When the COVID-19 virus first hit the world in 2020, it changed the entire schooling system as we know it. Students took to virtual learning to prevent the virus from spreading, which quickly became the new norm. The period also saw more and more parents shifting to homeschooling as a more convenient and safe alternative to traditional schooling.
According to a National Home Education Research Institute study, homeschooling is now the fastest growing form of education. It is cheaper for parents, and according to research, home-educated kids score up to 30 percentile points higher than public school students on standardized academic achievement tests.
However, parents now have to find a way of playing the role of guardian and a teacher. And this can be extremely daunting without the proper resources. Here are five invaluable resources for homeschooling parents:
Online Educational sites
Online Educational sites are perhaps the number one go-to for parents making the shift to homeschooling. Sites like the Khan Academy, Discovery K12, and The CK12 are now offering free online courses for kids in grades K-12.

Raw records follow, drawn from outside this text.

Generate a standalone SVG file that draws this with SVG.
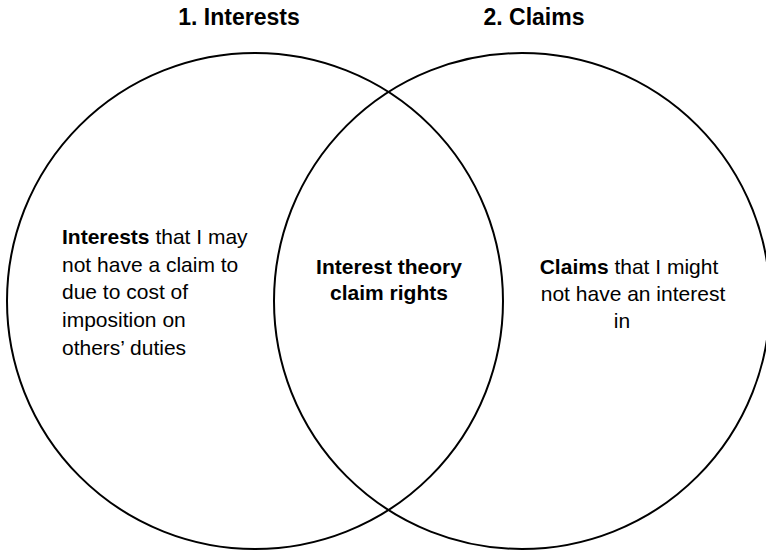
<svg xmlns="http://www.w3.org/2000/svg" width="766" height="553" viewBox="0 0 766 553">
  <style>
    .set { fill: none; stroke: #000; stroke-width: 2; }
    .title { font-family: "Liberation Sans", Arial, sans-serif; font-size: 23px; font-weight: bold; fill: #000; text-anchor: middle; }
    .body { font-family: "Liberation Sans", Arial, sans-serif; font-size: 21px; fill: #000; }
    .b { font-weight: bold; }
    .mid { text-anchor: middle; }
  </style>
  <rect width="766" height="553" fill="#fff"/>

  <!-- Set 1: interests -->
  <g id="interests">
    <circle class="set" cx="255" cy="301" r="248"/>
    <text class="title" x="239" y="25">1. Interests</text>
    <text class="body" x="62" y="244"><tspan class="b">Interests</tspan> that I may</text>
    <text class="body" x="62" y="272">not have a claim to</text>
    <text class="body" x="62" y="299">due to cost of</text>
    <text class="body" x="62" y="327">imposition on</text>
    <text class="body" x="62" y="355">others’ duties</text>
  </g>

  <!-- Set 2: claims -->
  <g id="claims">
    <circle class="set" cx="522" cy="301" r="248"/>
    <text class="title" x="534" y="25">2. Claims</text>
    <text class="body mid" x="629" y="274"><tspan class="b">Claims</tspan> that I might</text>
    <text class="body mid" x="633" y="301">not have an interest</text>
    <text class="body mid" x="622" y="328">in</text>
  </g>

  <!-- Overlap of both sets -->
  <g id="overlap">
    <text class="body b mid" x="389" y="274">Interest theory</text>
    <text class="body b mid" x="389" y="300">claim rights</text>
  </g>

  <g id="connectors"/>
</svg>
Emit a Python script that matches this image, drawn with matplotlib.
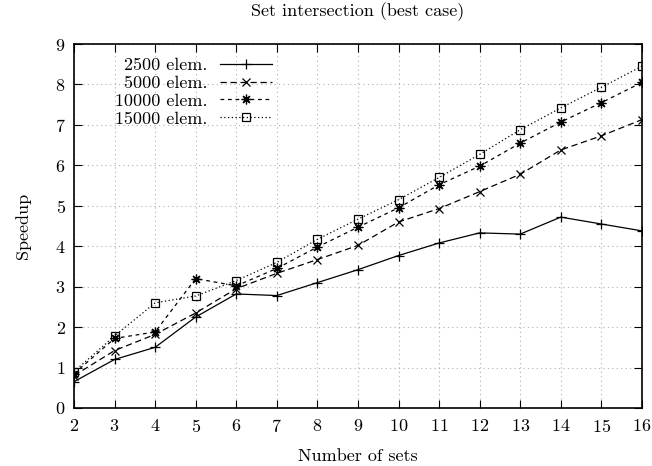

Other popular sites include:
- Easy peasy all-in-one homeschool
- Ambleside Online
- Scholastic Learn at home
The curriculum in these sites usually includes all the fundamental subjects, including math (k-12), technology, science, economics, history, test prep, and art. Most of the topics are also supported by recorded lectures posted on YouTube. As a parent, you can make a parent account and then create a student account where you can track your child’s progress.

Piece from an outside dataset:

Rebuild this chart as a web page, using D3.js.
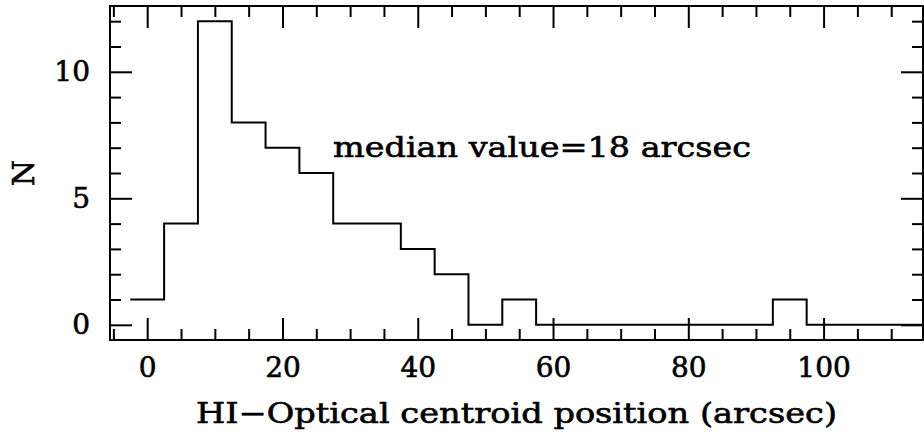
<!DOCTYPE html>
<html><head><meta charset="utf-8">
<script src="https://cdn.jsdelivr.net/npm/d3@7/dist/d3.min.js"></script>
<style>body{margin:0;background:#fff}svg{display:block}text{stroke:#000;stroke-width:0.6px}</style>
</head><body><svg id="c" width="924" height="436"></svg>
<script>
// ---- data ----
const binCenters = [0,5,10,15,20,25,30,35,40,45,50,55,60,65,70,75,80,85,90,95,100,105,110,115];
const counts     = [1,4,12,8,7,6,4,4,3,2,0,1,0,0,0,0,0,0,0,1,0,0,0,0];
const binWidth = 5;
const xTickValues = [0,20,40,60,80,100];
const yTickValues = [0,5,10];
const xLabel = "HI\u2212Optical centroid position (arcsec)";
const yLabel = "N";
const note = "median value=18 arcsec";

// ---- layout ----
const L = 110, R = 923, T = 6, B = 340;
const svg = d3.select("#c");
const font = "'DejaVu Serif', serif";

const x = d3.scaleLinear().domain([-5.5, 114.7]).range([L, R]);
const y = d3.scaleLinear().domain([-0.6, 12.6]).range([B, T]);

const xMinor = d3.range(-5, 115, 5).filter(v => !xTickValues.includes(v));
const yMinor = d3.range(0, 13, 1).filter(v => !yTickValues.includes(v));

const MAJ = 22, MIN = 11;

function styleAxis(g) {
  g.select(".domain").remove();
  g.selectAll(".tick line").attr("stroke", "#000").attr("stroke-width", 2);
  g.selectAll("text").attr("font-family", font).attr("font-size", 28).attr("fill", "#000");
}

// bottom
svg.append("g").attr("transform", `translate(0,${B})`)
  .call(d3.axisBottom(x).tickValues(xTickValues).tickSizeInner(-MAJ).tickSizeOuter(0).tickPadding(17).tickFormat(d3.format("d")))
  .call(styleAxis);
svg.append("g").attr("transform", `translate(0,${B})`)
  .call(d3.axisBottom(x).tickValues(xMinor).tickSizeInner(-MIN).tickSizeOuter(0).tickFormat(""))
  .call(styleAxis);
// top
svg.append("g").attr("transform", `translate(0,${T})`)
  .call(d3.axisTop(x).tickValues(xTickValues).tickSizeInner(-MAJ).tickSizeOuter(0).tickFormat(""))
  .call(styleAxis);
svg.append("g").attr("transform", `translate(0,${T})`)
  .call(d3.axisTop(x).tickValues(xMinor).tickSizeInner(-MIN).tickSizeOuter(0).tickFormat(""))
  .call(styleAxis);
// left
svg.append("g").attr("transform", `translate(${L},0)`)
  .call(d3.axisLeft(y).tickValues(yTickValues).tickSizeInner(-MAJ).tickSizeOuter(0).tickPadding(20).tickFormat(d3.format("d")))
  .call(styleAxis);
svg.append("g").attr("transform", `translate(${L},0)`)
  .call(d3.axisLeft(y).tickValues(yMinor).tickSizeInner(-MIN).tickSizeOuter(0).tickFormat(""))
  .call(styleAxis);
// right
svg.append("g").attr("transform", `translate(${R},0)`)
  .call(d3.axisRight(y).tickValues(yTickValues).tickSizeInner(-MAJ).tickSizeOuter(0).tickFormat(""))
  .call(styleAxis);
svg.append("g").attr("transform", `translate(${R},0)`)
  .call(d3.axisRight(y).tickValues(yMinor).tickSizeInner(-MIN).tickSizeOuter(0).tickFormat(""))
  .call(styleAxis);

// frame
svg.append("rect").attr("x", L).attr("y", T).attr("width", R - L).attr("height", B - T)
  .attr("fill", "none").attr("stroke", "#000").attr("stroke-width", 2);

// histogram step line
svg.append("clipPath").attr("id", "clip").append("rect")
  .attr("x", L).attr("y", T).attr("width", R - L).attr("height", B - T);
const pts = binCenters.map((c, i) => [c - binWidth / 2, counts[i]]);
pts.push([binCenters[binCenters.length - 1] + binWidth / 2, counts[counts.length - 1]]);
const line = d3.line().x(d => x(d[0])).y(d => y(d[1])).curve(d3.curveStepAfter);
svg.append("path").attr("d", line(pts)).attr("clip-path", "url(#clip)")
  .attr("fill", "none").attr("stroke", "#000").attr("stroke-width", 2);

// labels
svg.append("text").attr("x", 333).attr("y", 157).attr("font-family", font).attr("font-size", 28)
  .attr("textLength", 418).attr("lengthAdjust", "spacingAndGlyphs").text(note);
svg.append("text").attr("x", 196).attr("y", 423).attr("font-family", font).attr("font-size", 28)
  .attr("textLength", 641).attr("lengthAdjust", "spacingAndGlyphs").text(xLabel);
svg.append("text").attr("transform", "translate(34,173) rotate(-90)").attr("text-anchor", "middle")
  .attr("font-family", font).attr("font-size", 30).text(yLabel);
</script></body></html>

Some sites, such as Khan Academy, additionally have tools like Google Earth that kids can use to study geography, or Code.org, where the student can learn coding.

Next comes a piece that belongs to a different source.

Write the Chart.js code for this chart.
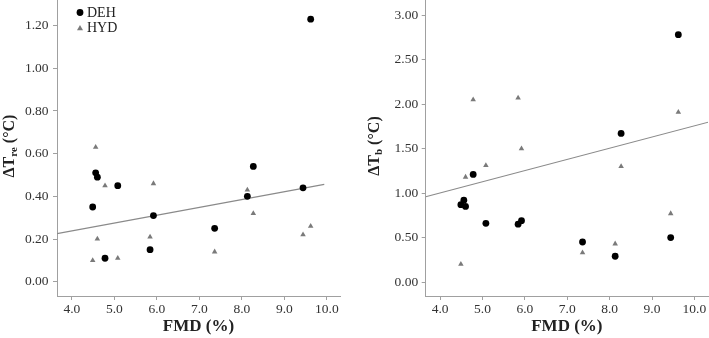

Virtual trips and world tours
Field trips are still an essential part of educating your child to make them more wholesome. And homeschooling is no exception. Luckily, thanks to live-streaming and online interactive tools, you no longer have to leave your house or board a plane to see the world. You can explore all the popular sites like the International Space Station and museums, through virtual world tours all from a computer.
Given enough parental supervision, YouTube can be an invaluable resource for parents looking for material for homeschooling their kids. It has a wealth of information, including educational videos on almost all topics.
This ranges from music and art lessons to foreign language and writing courses. You can take advantage of some purely educational channels like Crash Course, which goes over popular subjects like history, science, economics and literature.
Educational Mobile and desktop apps are also popping up every day, each tailored to teach some lesson or another. Apps such as Memrise and Duolingo are good for learning foreign languages. And others such as ABC Mouse and Reading Eggs are perfect when you want to engage young learners. Sites such as the Math Learning Center even have their free apps to help with math practice.
Even in this modern age of technology and everything internet, books are still one of the most valuable resources you can have for any kind of learning. At local libraries, you can access tons of books and DVDs, which you can borrow and use to supplement kids’ curriculum at home. Some libraries even have a stock aside specifically for homeschool curriculum.
Parents can also buy their books, depending on the child’s interest and curriculum they are using. Apart from the curriculum-based books, you can use other books to teach your child moral values and educate them on current affairs like cultural diversity.
Wonderful post – thank you for all the resources! We are homeschooling and I’m already seeing such improvement in my daughter’s outlook on learning as a whole, and her understanding of everything. It’s amazing how many resources are out there for kiddos. Now if I can just find a way to keep my toddler busy while I work with the “student” in our family.
What a great post about homeschooling. Thank you so much for all of the resources you shared. We decided to homeschool our 2.5-year-old daughter. She is still very young but it’s good to get started now to start thinking about all the resources we’ll need as she grows and gets a bit older. It’s great to know that there are so many free online educational sites!